— Required task —
Reproduce every line of the material below, but drop the pictures.

— Material —
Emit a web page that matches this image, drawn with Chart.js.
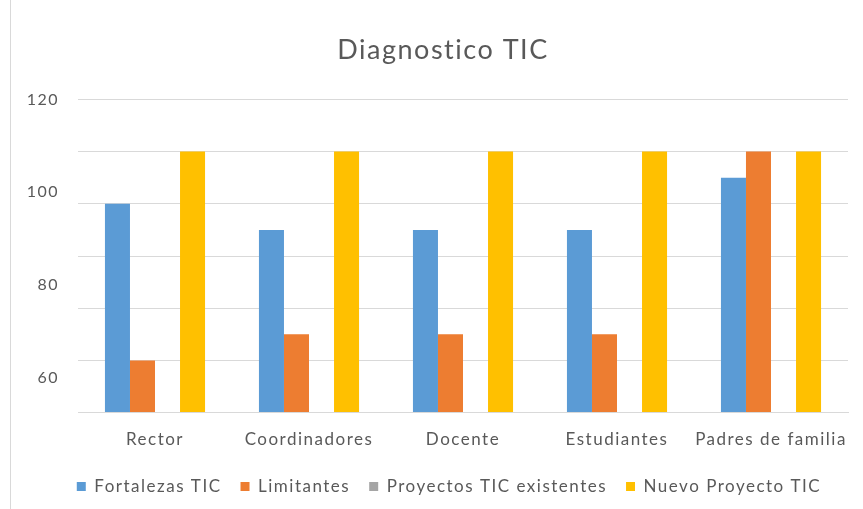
<!DOCTYPE html>
<html>
<head>
<meta charset="utf-8">
<script src="https://cdn.jsdelivr.net/npm/chart.js@4"></script>
<style>
  html, body { margin: 0; padding: 0; background: #fff; }
  #wrap { position: relative; width: 863px; height: 509px; }
  #wrap::before { content: ''; position: absolute; left: 10px; top: 0; bottom: 0; border-left: 1px solid #d9d9d9; }
  canvas { position: relative; }
</style>
</head>
<body>
<div id="wrap"><canvas id="diagChart" width="863" height="509"></canvas></div>
<script>
const categories = ['Rector', 'Coordinadores', 'Docente', 'Estudiantes', 'Padres de familia'];
const fortalezas = [80, 70, 70, 70, 90];
const limitantes = [20, 30, 30, 30, 100];
const proyectosExistentes = [null, null, null, null, null];
const nuevoProyecto = [100, 100, 100, 100, 100];
const axisLabels = [60, 80, 100, 120];

const textColor = '#595959';
const fontFamily = 'Lato, "Liberation Sans", sans-serif';

// Excel-like wide text spacing, title and legend nudged right like the original
const spacingPlugin = {
    id: 'spacing',
    beforeLayout(chart) { chart.ctx.letterSpacing = '1.5px'; },
    afterLayout(chart) {
        if (chart.titleBlock) {
            chart.titleBlock.left += 8;
            chart.titleBlock.right += 8;
        }
        if (chart.legend) {
            chart.legend.left += 14;
            chart.legend.right += 14;
        }
    },
    beforeDraw(chart) { chart.ctx.letterSpacing = '1.5px'; }
};

document.addEventListener('DOMContentLoaded', function() {
    const ctx = document.getElementById('diagChart');
    new Chart(ctx, {
        type: 'bar',
        data: {
            labels: categories,
            datasets: [
                { label: 'Fortalezas TIC', data: fortalezas, backgroundColor: '#5b9bd5', yAxisID: 'y' },
                { label: 'Limitantes', data: limitantes, backgroundColor: '#ed7d31', yAxisID: 'y' },
                { label: 'Proyectos TIC existentes', data: proyectosExistentes, backgroundColor: '#a5a5a5', yAxisID: 'y' },
                { label: 'Nuevo Proyecto TIC', data: nuevoProyecto, backgroundColor: '#ffc000', yAxisID: 'y' }
            ]
        },
        plugins: [spacingPlugin],
        options: {
            responsive: false,
            animation: false,
            categoryPercentage: 0.65,
            barPercentage: 1.0,
            layout: { padding: { left: 22, right: 15, top: 0, bottom: 4 } },
            plugins: {
                title: {
                    display: true,
                    text: 'Diagnostico TIC',
                    color: textColor,
                    font: { family: fontFamily, size: 27, weight: 'normal' },
                    padding: { top: 34, bottom: 33 }
                },
                legend: {
                    position: 'bottom',
                    labels: {
                        color: textColor,
                        font: { family: fontFamily, size: 17 },
                        boxWidth: 9,
                        boxHeight: 9,
                        padding: 19
                    }
                },
                tooltip: { enabled: false }
            },
            scales: {
                x: {
                    grid: { display: false },
                    border: { color: '#d9d9d9' },
                    ticks: { color: textColor, font: { family: fontFamily, size: 17 }, padding: 9, maxRotation: 0, autoSkip: false }
                },
                yLabels: {
                    position: 'left',
                    min: 52.4,
                    max: 120,
                    grid: { display: false, drawTicks: false },
                    border: { display: false },
                    afterBuildTicks: function(axis) {
                        axis.ticks = axisLabels.map(v => ({ value: v }));
                    },
                    afterFit: function(axis) { axis.width = 56; },
                    ticks: { color: textColor, font: { family: fontFamily, size: 16 }, padding: 19 }
                },
                y: {
                    position: 'left',
                    min: 0,
                    max: 120,
                    ticks: { display: false, stepSize: 20 },
                    grid: { color: '#d9d9d9', drawTicks: false },
                    border: { display: false },
                    afterFit: function(axis) { axis.width = 0; }
                }
            }
        }
    });
});
</script>
</body>
</html>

— Right answer —
Emit a web page that matches this image, drawn with Chart.js.
<!DOCTYPE html>
<html>
<head>
<meta charset="utf-8">
<script src="https://cdn.jsdelivr.net/npm/chart.js@4"></script>
<style>
  html, body { margin: 0; padding: 0; background: #fff; }
  #wrap { position: relative; width: 863px; height: 509px; }
  #wrap::before { content: ''; position: absolute; left: 10px; top: 0; bottom: 0; border-left: 1px solid #d9d9d9; }
  canvas { position: relative; }
</style>
</head>
<body>
<div id="wrap"><canvas id="diagChart" width="863" height="509"></canvas></div>
<script>
const categories = ['Rector', 'Coordinadores', 'Docente', 'Estudiantes', 'Padres de familia'];
const fortalezas = [80, 70, 70, 70, 90];
const limitantes = [20, 30, 30, 30, 100];
const proyectosExistentes = [null, null, null, null, null];
const nuevoProyecto = [100, 100, 100, 100, 100];
const axisLabels = [60, 80, 100, 120];

const textColor = '#595959';
const fontFamily = 'Lato, "Liberation Sans", sans-serif';

// Excel-like wide text spacing, title and legend nudged right like the original
const spacingPlugin = {
    id: 'spacing',
    beforeLayout(chart) { chart.ctx.letterSpacing = '1.5px'; },
    afterLayout(chart) {
        if (chart.titleBlock) {
            chart.titleBlock.left += 8;
            chart.titleBlock.right += 8;
        }
        if (chart.legend) {
            chart.legend.left += 14;
            chart.legend.right += 14;
        }
    },
    beforeDraw(chart) { chart.ctx.letterSpacing = '1.5px'; }
};

document.addEventListener('DOMContentLoaded', function() {
    const ctx = document.getElementById('diagChart');
    new Chart(ctx, {
        type: 'bar',
        data: {
            labels: categories,
            datasets: [
                { label: 'Fortalezas TIC', data: fortalezas, backgroundColor: '#5b9bd5', yAxisID: 'y' },
                { label: 'Limitantes', data: limitantes, backgroundColor: '#ed7d31', yAxisID: 'y' },
                { label: 'Proyectos TIC existentes', data: proyectosExistentes, backgroundColor: '#a5a5a5', yAxisID: 'y' },
                { label: 'Nuevo Proyecto TIC', data: nuevoProyecto, backgroundColor: '#ffc000', yAxisID: 'y' }
            ]
        },
        plugins: [spacingPlugin],
        options: {
            responsive: false,
            animation: false,
            categoryPercentage: 0.65,
            barPercentage: 1.0,
            layout: { padding: { left: 22, right: 15, top: 0, bottom: 4 } },
            plugins: {
                title: {
                    display: true,
                    text: 'Diagnostico TIC',
                    color: textColor,
                    font: { family: fontFamily, size: 27, weight: 'normal' },
                    padding: { top: 34, bottom: 33 }
                },
                legend: {
                    position: 'bottom',
                    labels: {
                        color: textColor,
                        font: { family: fontFamily, size: 17 },
                        boxWidth: 9,
                        boxHeight: 9,
                        padding: 19
                    }
                },
                tooltip: { enabled: false }
            },
            scales: {
                x: {
                    grid: { display: false },
                    border: { color: '#d9d9d9' },
                    ticks: { color: textColor, font: { family: fontFamily, size: 17 }, padding: 9, maxRotation: 0, autoSkip: false }
                },
                yLabels: {
                    position: 'left',
                    min: 52.4,
                    max: 120,
                    grid: { display: false, drawTicks: false },
                    border: { display: false },
                    afterBuildTicks: function(axis) {
                        axis.ticks = axisLabels.map(v => ({ value: v }));
                    },
                    afterFit: function(axis) { axis.width = 56; },
                    ticks: { color: textColor, font: { family: fontFamily, size: 16 }, padding: 19 }
                },
                y: {
                    position: 'left',
                    min: 0,
                    max: 120,
                    ticks: { display: false, stepSize: 20 },
                    grid: { color: '#d9d9d9', drawTicks: false },
                    border: { display: false },
                    afterFit: function(axis) { axis.width = 0; }
                }
            }
        }
    });
});
</script>
</body>
</html>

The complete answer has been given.